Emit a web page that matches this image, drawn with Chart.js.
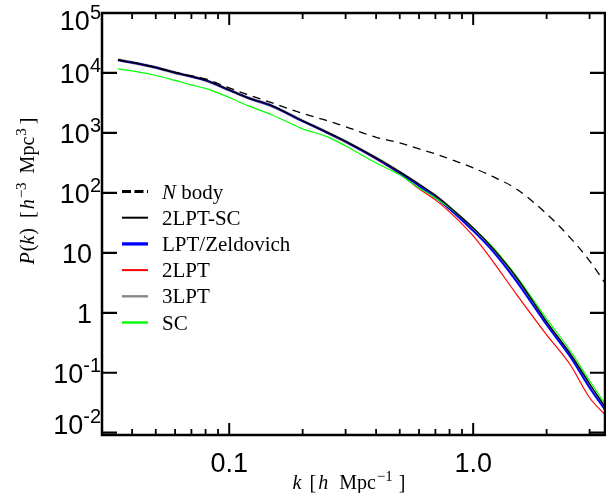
<!DOCTYPE html>
<html>
<head>
<meta charset="utf-8">
<script src="https://cdn.jsdelivr.net/npm/chart.js@4.4.1/dist/chart.umd.min.js"></script>
<style>
  body { margin: 0; background: #fff; }
  canvas { display: block; }
</style>
</head>
<body>
<canvas id="grafico" width="606" height="493"></canvas>
<script>
// datos
const kValues = [0.035, 0.04, 0.05, 0.06, 0.07, 0.08, 0.1, 0.12, 0.15, 0.2, 0.25, 0.3,
  0.4, 0.5, 0.6, 0.7, 0.8, 1.0, 1.2, 1.5, 2.0, 2.5, 3.0, 3.47];

const nbody = [16480, 14960, 12350, 10190, 8910, 7940, 5620, 4300, 3160, 2110, 1620, 1270,
  845, 681, 541, 447, 369, 261, 188, 117, 44.7, 17.8, 7.36, 3.16];
const lpt2sc = [16480, 14960, 12350, 10120, 8740, 7560, 5210, 3830, 2820, 1585, 1040, 722,
  383, 224, 139, 90.8, 58.4, 26.1, 12.1, 3.98, 0.708, 0.207, 0.0656, 0.0271];
const zeldovich = [16400, 14900, 12300, 10100, 8700, 7520, 5180, 3810, 2800, 1575, 1030, 716,
  376, 215, 131, 84.1, 54.1, 23.3, 10.8, 3.41, 0.631, 0.185, 0.0562, 0.0242];
const lpt2 = [16400, 14900, 12300, 10100, 8700, 7520, 5180, 3810, 2800, 1570, 1025, 710,
  369, 207, 117, 76.4, 48.3, 19.2, 7.36, 2.07, 0.430, 0.136, 0.0383, 0.0200];
const lpt3 = [16450, 14930, 12330, 10110, 8720, 7540, 5200, 3820, 2810, 1580, 1035, 718,
  380, 220, 136, 88.5, 56.5, 25.2, 11.6, 3.8, 0.67, 0.197, 0.061, 0.0255];
const sc = [11660, 10800, 9080, 7500, 6310, 5520, 3905, 2820, 1995, 1166, 874, 607,
  316, 200, 121, 82.5, 56.2, 26.1, 12.6, 4.14, 0.794, 0.233, 0.0736, 0.0304];

const seriesNames = ['N body', '2LPT-SC', 'LPT/Zeldovich', '2LPT', '3LPT', 'SC'];

// ejes
const xMin = 0.0301, xMax = 3.47;
const yMin = 0.00916, yMax = 1e5;
const xMajorTicks = [0.1, 1.0];
const xTickLabels = ['0.1', '1.0'];
const xMinorTicks = [0.04, 0.05, 0.06, 0.07, 0.08, 0.09, 0.2, 0.3, 0.4, 0.5, 0.6, 0.7, 0.8, 0.9, 2, 3];
const yTicks = [1e-2, 1e-1, 1, 10, 1e2, 1e3, 1e4, 1e5];
const yTickLabels = [['10', '-2'], ['10', '-1'], ['1', ''], ['10', ''], ['10', '2'], ['10', '3'], ['10', '4'], ['10', '5']];

const puntos = arr => kValues.map((k, i) => ({ x: k, y: arr[i] }));

// texto con cursiva y superindices
function medirTexto(ctx, partes, size) {
  let w = 0;
  const items = partes.map(p => {
    const fs = p.sup ? size * 0.75 : size;
    const font = (p.it ? 'italic ' : '') + fs + 'px "Liberation Serif"';
    ctx.font = font;
    const pw = ctx.measureText(p.t).width;
    const item = { t: p.t, font, x: w, dy: p.sup ? -size * 0.42 : 0 };
    w += pw + (p.gap || 0);
    return item;
  });
  return { items, w };
}

function dibujarTexto(ctx, partes, size) {
  const m = medirTexto(ctx, partes, size);
  ctx.textAlign = 'left';
  ctx.textBaseline = 'alphabetic';
  m.items.forEach(it => {
    ctx.font = it.font;
    ctx.fillText(it.t, it.x - m.w / 2, it.dy);
  });
}

const marco = {
  id: 'marco',
  afterDraw(chart) {
    const { ctx, chartArea: a, scales: { x, y } } = chart;
    ctx.save();
    ctx.strokeStyle = '#000';
    ctx.fillStyle = '#000';

    // ticks hacia dentro
    ctx.lineWidth = 2;
    xMajorTicks.forEach(v => {
      const px = x.getPixelForValue(v);
      ctx.beginPath();
      ctx.moveTo(px, a.bottom); ctx.lineTo(px, a.bottom - 12);
      ctx.moveTo(px, a.top); ctx.lineTo(px, a.top + 12);
      ctx.stroke();
    });
    ctx.lineWidth = 1.8;
    xMinorTicks.forEach(v => {
      const px = x.getPixelForValue(v);
      ctx.beginPath();
      ctx.moveTo(px, a.bottom); ctx.lineTo(px, a.bottom - 6);
      ctx.moveTo(px, a.top); ctx.lineTo(px, a.top + 6);
      ctx.stroke();
    });
    ctx.lineWidth = 2.2;
    yTicks.forEach(v => {
      const py = y.getPixelForValue(v);
      ctx.beginPath();
      ctx.moveTo(a.left, py); ctx.lineTo(a.left + 15, py);
      ctx.moveTo(a.right, py); ctx.lineTo(a.right - 15, py);
      ctx.stroke();
    });

    ctx.lineWidth = 2.5;
    ctx.strokeRect(a.left, a.top, a.right - a.left, a.bottom - a.top);

    // etiquetas eje x
    ctx.font = '27px "Liberation Sans"';
    ctx.textAlign = 'center';
    ctx.textBaseline = 'alphabetic';
    xMajorTicks.forEach((v, i) => {
      ctx.fillText(xTickLabels[i], x.getPixelForValue(v), 472);
    });

    // etiquetas eje y
    yTicks.forEach((v, i) => {
      const [base, exp] = yTickLabels[i];
      let py = y.getPixelForValue(v) + 10;
      if (i === 0) py -= 9;
      if (i === yTicks.length - 1) py += 7;
      const xEnd = exp ? 101 : 92;
      ctx.textAlign = 'right';
      let expW = 0;
      if (exp) {
        ctx.font = '20px "Liberation Sans"';
        expW = ctx.measureText(exp).width;
        ctx.fillText(exp, xEnd, py - 11);
      }
      ctx.font = '27px "Liberation Sans"';
      ctx.fillText(base, xEnd - expW, py);
    });

    // titulos
    ctx.save();
    ctx.translate(349, 489);
    dibujarTexto(ctx, [
      { t: 'k', it: 1, gap: 8 }, { t: '[', gap: 2 }, { t: 'h', it: 1, gap: 11 },
      { t: 'Mpc', gap: 1 }, { t: '\u22121', sup: 1, gap: 6 }, { t: ']' }
    ], 20);
    ctx.restore();

    ctx.save();
    ctx.translate(34, 191);
    ctx.rotate(-Math.PI / 2);
    dibujarTexto(ctx, [
      { t: 'P', it: 1, gap: 1 }, { t: '(' }, { t: 'k', it: 1, gap: 1 }, { t: ')', gap: 10 },
      { t: '[', gap: 2 }, { t: 'h', it: 1, gap: 1 }, { t: '\u22123', sup: 1, gap: 9 },
      { t: 'Mpc', gap: 1 }, { t: '3', sup: 1, gap: 4 }, { t: ']' }
    ], 20);
    ctx.restore();

    // leyenda
    const anchos = [3, 2, 3.3, 2, 2.4, 2.4];
    chart.data.datasets.forEach((ds, i) => {
      const ly = 191.5 + i * 26.2;
      ctx.beginPath();
      ctx.strokeStyle = ds.borderColor;
      ctx.lineWidth = anchos[i];
      ctx.setLineDash(i === 0 ? [9, 3.5] : []);
      ctx.moveTo(122, ly); ctx.lineTo(148, ly);
      ctx.stroke();
      ctx.setLineDash([]);
      ctx.textAlign = 'left';
      ctx.fillStyle = '#000';
      if (i === 0) {
        ctx.font = 'italic 21px "Liberation Serif"';
        ctx.fillText('N', 162, ly + 7);
        const w = ctx.measureText('N ').width;
        ctx.font = '21px "Liberation Serif"';
        ctx.fillText('body', 162 + w, ly + 7);
      } else {
        ctx.font = '21px "Liberation Serif"';
        ctx.fillText(seriesNames[i], 162, ly + 7);
      }
    });
    ctx.restore();
  }
};

const ctx = document.getElementById('grafico').getContext('2d');
new Chart(ctx, {
  type: 'line',
  data: {
    datasets: [
      { label: seriesNames[0], data: puntos(nbody), borderColor: '#000000', borderWidth: 1.3, borderDash: [8, 6], order: 0 },
      { label: seriesNames[1], data: puntos(lpt2sc), borderColor: '#000000', borderWidth: 1.3, order: 1 },
      { label: seriesNames[2], data: puntos(zeldovich), borderColor: '#0000ff', borderWidth: 2, order: 3 },
      { label: seriesNames[3], data: puntos(lpt2), borderColor: '#ff0000', borderWidth: 1.2, order: 4 },
      { label: seriesNames[4], data: puntos(lpt3), borderColor: '#888888', borderWidth: 3, order: 5 },
      { label: seriesNames[5], data: puntos(sc), borderColor: '#00ff00', borderWidth: 1.2, order: 2 }
    ]
  },
  options: {
    responsive: false,
    animation: false,
    layout: { padding: { top: 13, right: 1, left: 0, bottom: 0 } },
    elements: { point: { radius: 0 }, line: { cubicInterpolationMode: 'monotone' } },
    plugins: { legend: { display: false }, tooltip: { enabled: false } },
    scales: {
      x: {
        type: 'logarithmic', min: xMin, max: xMax,
        grid: { display: false }, border: { display: false }, ticks: { display: false },
        afterFit(s) { s.height = 58; }
      },
      y: {
        type: 'logarithmic', min: yMin, max: yMax,
        grid: { display: false }, border: { display: false }, ticks: { display: false },
        afterFit(s) { s.width = 102; }
      }
    }
  },
  plugins: [marco]
});
</script>
</body>
</html>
# # # # # # #
* PROMPT: Please repeat exactly the data above from its first line to the line that contains "const seriesNames = ['N", inclusive, and leave every picture out.

* PROBLEM SOLUTION:
Emit a web page that matches this image, drawn with Chart.js.
<!DOCTYPE html>
<html>
<head>
<meta charset="utf-8">
<script src="https://cdn.jsdelivr.net/npm/chart.js@4.4.1/dist/chart.umd.min.js"></script>
<style>
  body { margin: 0; background: #fff; }
  canvas { display: block; }
</style>
</head>
<body>
<canvas id="grafico" width="606" height="493"></canvas>
<script>
// datos
const kValues = [0.035, 0.04, 0.05, 0.06, 0.07, 0.08, 0.1, 0.12, 0.15, 0.2, 0.25, 0.3,
  0.4, 0.5, 0.6, 0.7, 0.8, 1.0, 1.2, 1.5, 2.0, 2.5, 3.0, 3.47];

const nbody = [16480, 14960, 12350, 10190, 8910, 7940, 5620, 4300, 3160, 2110, 1620, 1270,
  845, 681, 541, 447, 369, 261, 188, 117, 44.7, 17.8, 7.36, 3.16];
const lpt2sc = [16480, 14960, 12350, 10120, 8740, 7560, 5210, 3830, 2820, 1585, 1040, 722,
  383, 224, 139, 90.8, 58.4, 26.1, 12.1, 3.98, 0.708, 0.207, 0.0656, 0.0271];
const zeldovich = [16400, 14900, 12300, 10100, 8700, 7520, 5180, 3810, 2800, 1575, 1030, 716,
  376, 215, 131, 84.1, 54.1, 23.3, 10.8, 3.41, 0.631, 0.185, 0.0562, 0.0242];
const lpt2 = [16400, 14900, 12300, 10100, 8700, 7520, 5180, 3810, 2800, 1570, 1025, 710,
  369, 207, 117, 76.4, 48.3, 19.2, 7.36, 2.07, 0.430, 0.136, 0.0383, 0.0200];
const lpt3 = [16450, 14930, 12330, 10110, 8720, 7540, 5200, 3820, 2810, 1580, 1035, 718,
  380, 220, 136, 88.5, 56.5, 25.2, 11.6, 3.8, 0.67, 0.197, 0.061, 0.0255];
const sc = [11660, 10800, 9080, 7500, 6310, 5520, 3905, 2820, 1995, 1166, 874, 607,
  316, 200, 121, 82.5, 56.2, 26.1, 12.6, 4.14, 0.794, 0.233, 0.0736, 0.0304];

const seriesNames = ['N body', '2LPT-SC', 'LPT/Zeldovich', '2LPT', '3LPT', 'SC'];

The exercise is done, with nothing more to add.